I’ve been to therapy.
I've been diagnosed with PTSD.
I’ve lived through the panic attacks and episodes of paranoia.
The healing that victims have to actively seek and create and work for every single day truly never ends.
And we never wanted any of it to begin with.
But now we have to just live with it. And all we want to do is quietly and privately pursue our own healing and closure on our own terms. And for many of us, imagining going to the police and reported the assault, only to get wrapped up in the long and painful legal process to follow, just doesn't feel worth it.
Survivors have little faith in the justice system.
And we have really good reasons to feel this way.
Above, I touched on the statistic of out of every 1,000 sexual assaults, just over 300 of those assaults get reported. But the important statistics to know next is that out of those 300 reports, only 28 assailants will be charged with a felony conviction, and only 25 of those will be incarcerated.
And so, of those 310 reports, 285 of the attackers will walk away unscathed and free to continue with their lives. The lack of justice, in this case, is infuriating, and it's a reality that we survivors know of all too well.
Statistics are not on our side that we will get the justice we so rightly deserve.
Not to mention, the trauma following a violation to this degree is a lifelong sentence. None of us are responsible for what was committed against us, yet we are the ones who are forced to live with the consequences of someone else’s actions.
Even when we come forward, we are scarcely believed.

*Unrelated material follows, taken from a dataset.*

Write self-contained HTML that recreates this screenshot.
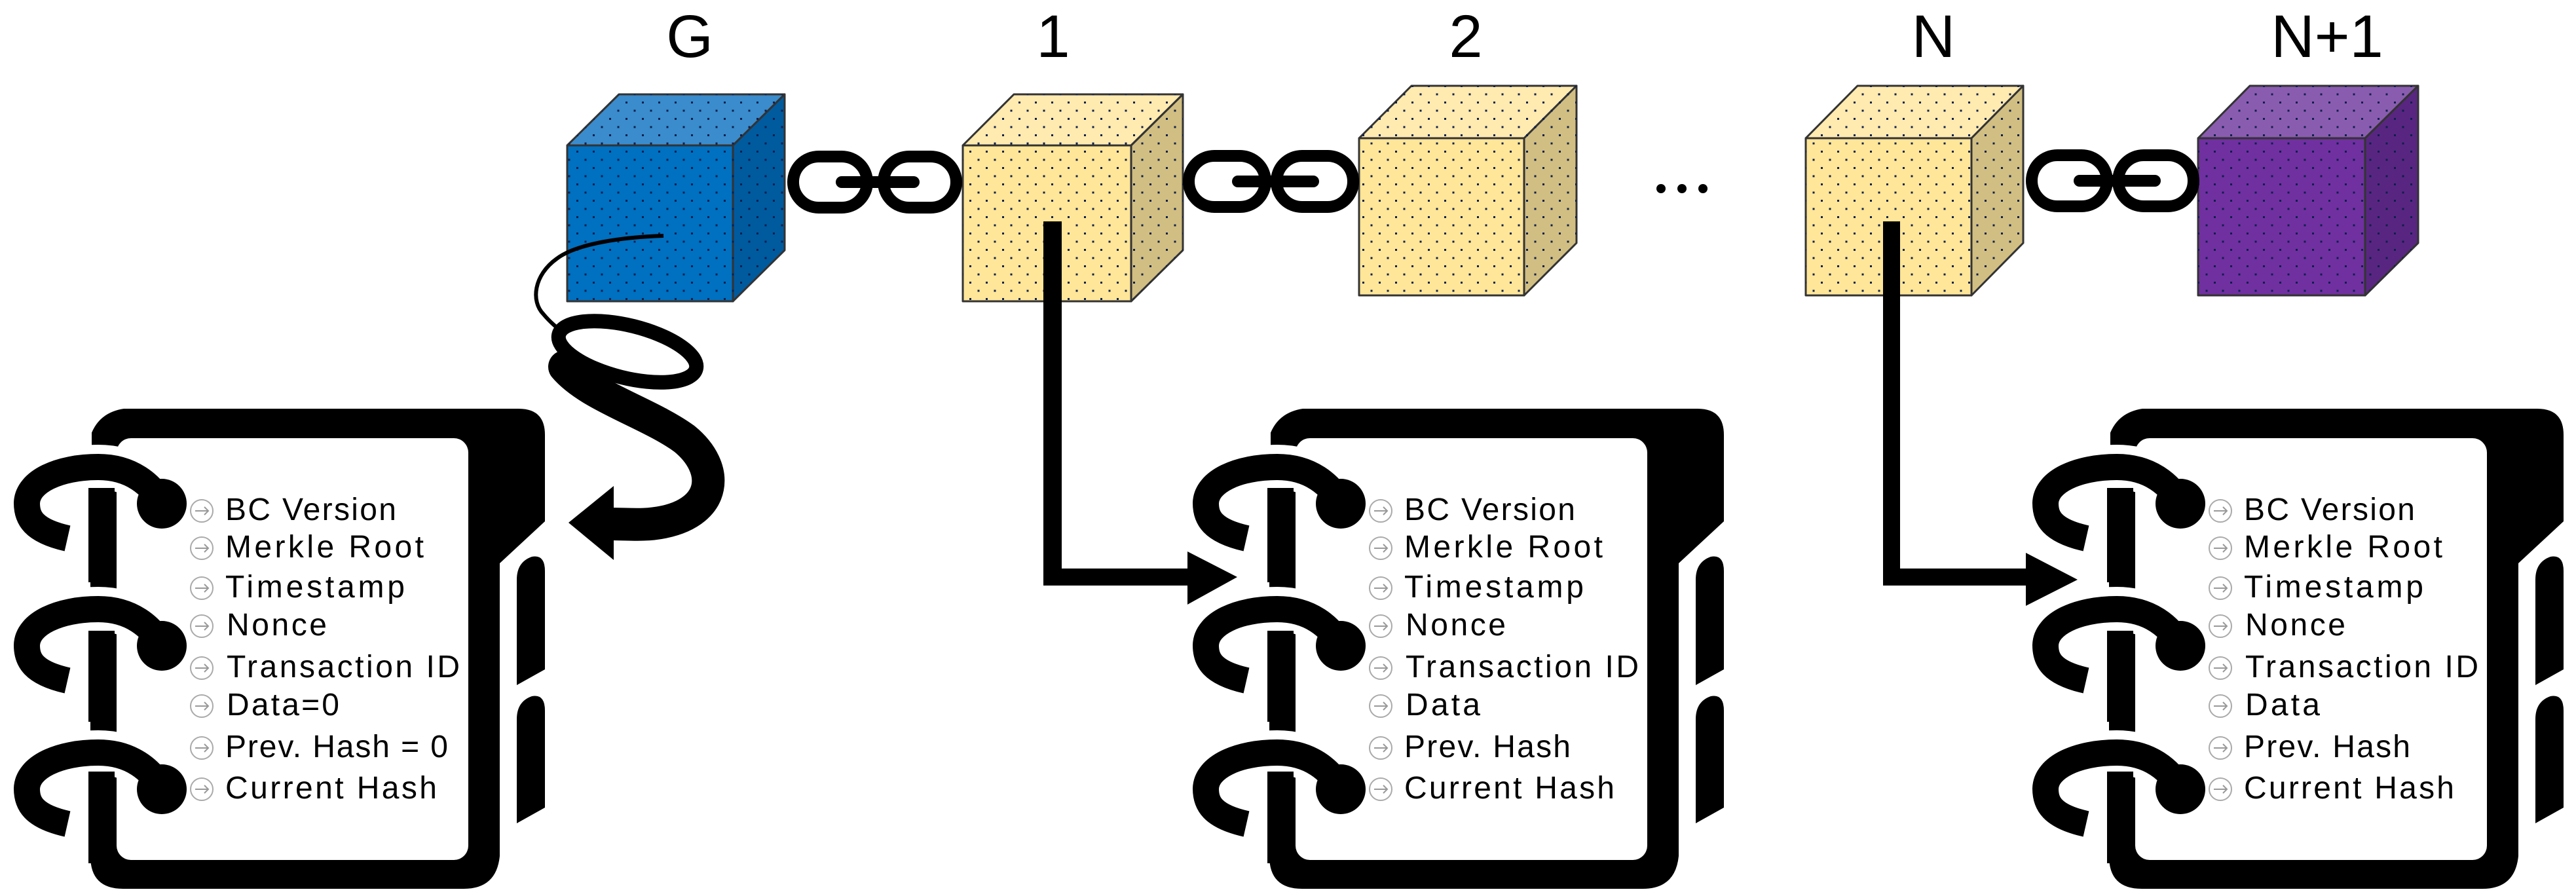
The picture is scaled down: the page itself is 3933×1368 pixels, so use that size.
<!DOCTYPE html>
<html><head><meta charset="utf-8"><style>
html,body{margin:0;padding:0;background:#fff;}
svg{display:block;}
text{font-family:"Liberation Sans",sans-serif;}
</style></head><body>
<svg width="3933" height="1368" viewBox="0 0 3933 1368" xmlns="http://www.w3.org/2000/svg">
<defs>
<pattern id="dots" width="25" height="25" patternUnits="userSpaceOnUse">
<rect x="5" y="5" width="3" height="3" fill="#0d1f4d"/>
<rect x="17.5" y="17.5" width="3" height="3" fill="#0d1f4d"/>
</pattern>
<g id="ring">
<path d="M103 822 C50 810 41 790 41 768 C42 735 90 713 150 713 C200 713 232 740 247 769" fill="none" stroke="#000" stroke-width="40"/>
<circle cx="247" cy="769" r="38" fill="#000"/>
</g>
<g id="ringhalo">
<path d="M103 822 C50 810 41 790 41 768 C42 735 90 713 150 713 C200 713 232 740 247 769" fill="none" stroke="#fff" stroke-width="68"/>
</g>
<g id="nb">
<path d="M189 624 H792 Q832 624 832 664 V796 L763 860 V1307 Q758 1357 708 1357 H188 Q138 1357 138 1307 V666 Q150 630 189 624 Z" fill="#000"/>
<path d="M789 885 Q789 858 812 850 Q832 846 832 872 V1022 L789 1046 Z" fill="#000"/>
<path d="M789 1098 Q789 1071 812 1063 Q832 1059 832 1085 V1233 L789 1257 Z" fill="#000"/>
<rect x="178" y="669" width="537" height="644" rx="22" fill="#fff"/>
<rect x="120" y="650" width="20" height="96" fill="#fff"/>
<use href="#ringhalo"/>
<use href="#ringhalo" transform="translate(0,217)"/>
<use href="#ringhalo" transform="translate(0,436)"/>
<rect x="135" y="745" width="40" height="144" fill="#000"/>
<rect x="135" y="963" width="40" height="139" fill="#000"/>
<rect x="135" y="1178" width="40" height="140" fill="#000"/>
<use href="#ring"/>
<use href="#ring" transform="translate(0,217)"/>
<use href="#ring" transform="translate(0,436)"/>
</g>
<g id="icons">
<g fill="none" stroke="#aaa" stroke-width="2">
<circle cx="308" cy="780" r="17"/><circle cx="308" cy="837" r="17"/><circle cx="308" cy="898" r="17"/><circle cx="308" cy="956" r="17"/>
<circle cx="308" cy="1020" r="17"/><circle cx="308" cy="1078" r="17"/><circle cx="308" cy="1142" r="17"/><circle cx="308" cy="1205" r="17"/>
</g>
<g stroke="#999" stroke-width="2" fill="none">
<path d="M298 780h20m-6-6l6 6-6 6"/><path d="M298 837h20m-6-6l6 6-6 6"/><path d="M298 898h20m-6-6l6 6-6 6"/><path d="M298 956h20m-6-6l6 6-6 6"/>
<path d="M298 1020h20m-6-6l6 6-6 6"/><path d="M298 1078h20m-6-6l6 6-6 6"/><path d="M298 1142h20m-6-6l6 6-6 6"/><path d="M298 1205h20m-6-6l6 6-6 6"/>
</g>
</g>
</defs>

<g font-size="92" fill="#000" text-anchor="middle">
<text x="1053" y="87">G</text>
<text x="1608" y="87">1</text>
<text x="2238" y="87">2</text>
<text x="2952" y="87">N</text>
<text x="3553" y="87">N+1</text>
</g>

<g stroke="#333" stroke-width="3" stroke-linejoin="round">
<polygon points="866,222 945,144 1198,144 1119,222" fill="#3a8ccc"/>
<polygon points="1119,222 1198,144 1198,382 1119,460" fill="#005a9e"/>
<rect x="866" y="222" width="253" height="238" fill="#0070c0"/>
<polygon points="1470,222 1548,144 1806,144 1727,222" fill="#ffeab0"/>
<polygon points="1727,222 1806,144 1806,382 1727,460" fill="#d1be82"/>
<rect x="1470" y="222" width="257" height="238" fill="#ffe699"/>
<polygon points="2075,211 2155,131 2407,131 2327,211" fill="#ffeab0"/>
<polygon points="2327,211 2407,131 2407,371 2327,451" fill="#d1be82"/>
<rect x="2075" y="211" width="252" height="240" fill="#ffe699"/>
<polygon points="2757,211 2836,131 3089,131 3010,211" fill="#ffeab0"/>
<polygon points="3010,211 3089,131 3089,371 3010,451" fill="#d1be82"/>
<rect x="2757" y="211" width="253" height="240" fill="#ffe699"/>
<polygon points="3356,211 3435,131 3692,131 3611,211" fill="#8a5cb0"/>
<polygon points="3611,211 3692,131 3692,371 3611,451" fill="#582680"/>
<rect x="3356" y="211" width="255" height="240" fill="#7030a0"/>
</g>
<g fill="url(#dots)">
<polygon points="866,222 945,144 1198,144 1119,222"/><polygon points="1119,222 1198,144 1198,382 1119,460"/><rect x="866" y="222" width="253" height="238"/>
<polygon points="1470,222 1548,144 1806,144 1727,222"/><polygon points="1727,222 1806,144 1806,382 1727,460"/><rect x="1470" y="222" width="257" height="238"/>
<polygon points="2075,211 2155,131 2407,131 2327,211"/><polygon points="2327,211 2407,131 2407,371 2327,451"/><rect x="2075" y="211" width="252" height="240"/>
<polygon points="2757,211 2836,131 3089,131 3010,211"/><polygon points="3010,211 3089,131 3089,371 3010,451"/><rect x="2757" y="211" width="253" height="240"/>
<polygon points="3356,211 3435,131 3692,131 3611,211"/><polygon points="3611,211 3692,131 3692,371 3611,451"/><rect x="3356" y="211" width="255" height="240"/>
</g>

<g fill="none" stroke="#000" stroke-width="18" stroke-linecap="round">
<rect x="1211" y="239" width="113" height="78" rx="39"/>
<rect x="1349" y="239" width="111" height="78" rx="39"/>
<line x1="1285" y1="278" x2="1395" y2="278"/>
<rect x="1815" y="238" width="117" height="78" rx="39"/>
<rect x="1949" y="238" width="117" height="78" rx="39"/>
<line x1="1890" y1="277" x2="2005" y2="277"/>
<rect x="3102" y="237" width="115" height="78" rx="39"/>
<rect x="3234" y="237" width="115" height="78" rx="39"/>
<line x1="3175" y1="276" x2="3290" y2="276"/>
</g>

<circle cx="2536" cy="288" r="7"/><circle cx="2568" cy="288" r="7"/><circle cx="2600" cy="288" r="7"/>

<use href="#nb"/>
<use href="#nb" transform="translate(1800,0)"/>
<use href="#nb" transform="translate(3082,0)"/>
<use href="#icons"/>
<use href="#icons" transform="translate(1800,0)"/>
<use href="#icons" transform="translate(3082,0)"/>

<g font-size="48" fill="#000">
<text x="344" y="794" textLength="261">BC Version</text>
<text x="344" y="851" textLength="303">Merkle Root</text>
<text x="344" y="912" textLength="274">Timestamp</text>
<text x="346" y="970" textLength="153">Nonce</text>
<text x="346" y="1034" textLength="356">Transaction ID</text>
<text x="346" y="1092" textLength="172">Data=0</text>
<text x="344" y="1156" textLength="340">Prev. Hash = 0</text>
<text x="344" y="1219" textLength="323">Current Hash</text>
</g>
<g font-size="48" fill="#000" transform="translate(1800,0)">
<text x="344" y="794" textLength="261">BC Version</text>
<text x="344" y="851" textLength="303">Merkle Root</text>
<text x="344" y="912" textLength="274">Timestamp</text>
<text x="346" y="970" textLength="153">Nonce</text>
<text x="346" y="1034" textLength="356">Transaction ID</text>
<text x="346" y="1092" textLength="114">Data</text>
<text x="344" y="1156" textLength="254">Prev. Hash</text>
<text x="344" y="1219" textLength="321">Current Hash</text>
</g>
<g font-size="48" fill="#000" transform="translate(3082,0)">
<text x="344" y="794" textLength="261">BC Version</text>
<text x="344" y="851" textLength="303">Merkle Root</text>
<text x="344" y="912" textLength="274">Timestamp</text>
<text x="346" y="970" textLength="153">Nonce</text>
<text x="346" y="1034" textLength="356">Transaction ID</text>
<text x="346" y="1092" textLength="114">Data</text>
<text x="344" y="1156" textLength="254">Prev. Hash</text>
<text x="344" y="1219" textLength="321">Current Hash</text>
</g>

<rect x="1593" y="338" width="28" height="556" fill="#000"/>
<rect x="1593" y="868" width="225" height="26" fill="#000"/>
<polygon points="1813,842 1889,881 1813,923" fill="#000"/>
<rect x="2875" y="338" width="26" height="556" fill="#000"/>
<rect x="2875" y="868" width="223" height="26" fill="#000"/>
<polygon points="3093,844 3172,885 3093,925" fill="#000"/>

<path d="M1013 360 C950 362 880 372 850 395 C815 420 810 460 830 480 C840 492 850 500 860 508" fill="none" stroke="#000" stroke-width="6"/>
<ellipse cx="958" cy="537" rx="108" ry="40" transform="rotate(14 958 537)" fill="none" stroke="#000" stroke-width="22"/>
<path d="M862 560 C900 605 990 630 1045 670 C1100 715 1095 780 1013 797 C985 803 960 800 930 800" fill="none" stroke="#000" stroke-width="50" stroke-linecap="round"/>
<polygon points="868,798 937,742 937,855" fill="#000"/>
</svg>
</body></html>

Even if we’re lucky enough to have our case go to trial, and in the small percent chance that our attacker is punished, they’re often given nothing more than a slap on the wrist.

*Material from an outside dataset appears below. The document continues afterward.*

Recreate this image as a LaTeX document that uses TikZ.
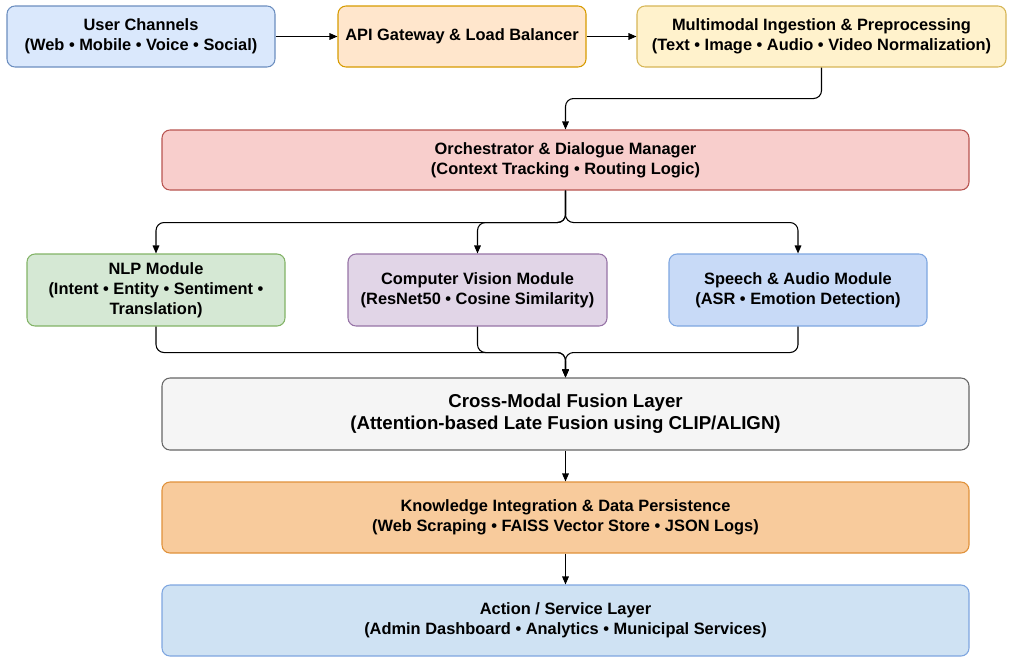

This only deepens our trauma and shame.
For those reasons, we avoid being tormented by others by keeping to ourselves, law enforcement, and the like, for our own protection.
Re-traumatization through court proceedings is a very likely reality.

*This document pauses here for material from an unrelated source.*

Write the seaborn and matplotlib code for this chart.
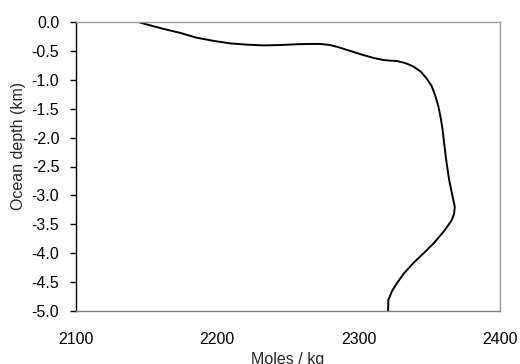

In a survey conducted of 53 legal advocates who assist sexual assault survivors through their court proceedings, 83% reported clients being regularly and routinely retraumatized by the court proceedings.
Another 81% reported their clients being retraumatized by their abusers in court. Another 60% stated that court personnel behaved in such a way or said something that was deeply disrespectful to their client.
52 of the 53 legal advocates reported having a sexual assault client expressing regret or remorse for reporting their abuser and having to go through the legal system, even if their case was won.
These findings are horrific, and act as a massive red flag to any survivor contemplating stepping forward for 'the sake of justice'. Plain and simple, it just doesn't seem like it will be worth it.
A crime was committed against them, and they reached out for help, thinking they were doing something that would possibly save other people from being as hurt as they were by this person, and more often than not their attacker gets nothing more than a slap on the wrist, if even that.
Just imagine how much an outcome like that would completely destroy a person all over again.
But that doesn’t even touch on the pain and difficulty the victim would have been experiencing throughout the proceedings, even before the judgment took place.
This is the current reality and climate of what victims of sexual assault are experiencing when they’re brave enough to step forward and report their attacker.
Before you judge a survivor for not reporting their attacker, take a second to consider the ramifications that would come along with taking that step forward.
Imagine the torture you would be asking a survivor to voluntarily put themselves through.
Imagine the deepening of trauma which would undoubtedly take place.
Imagine how much denser the torment would become for those who had already been through enough, and already survived the unthinkable.
Would you ask your loved one to put themselves through this, simply for the principle of the thing?
Your mother, your sister, your wife, your girlfriend, your friend? Can you confidently say that you have no qualms expecting such a feat from someone you love?
And can you imagine going through such a cruel and devasting process yourself?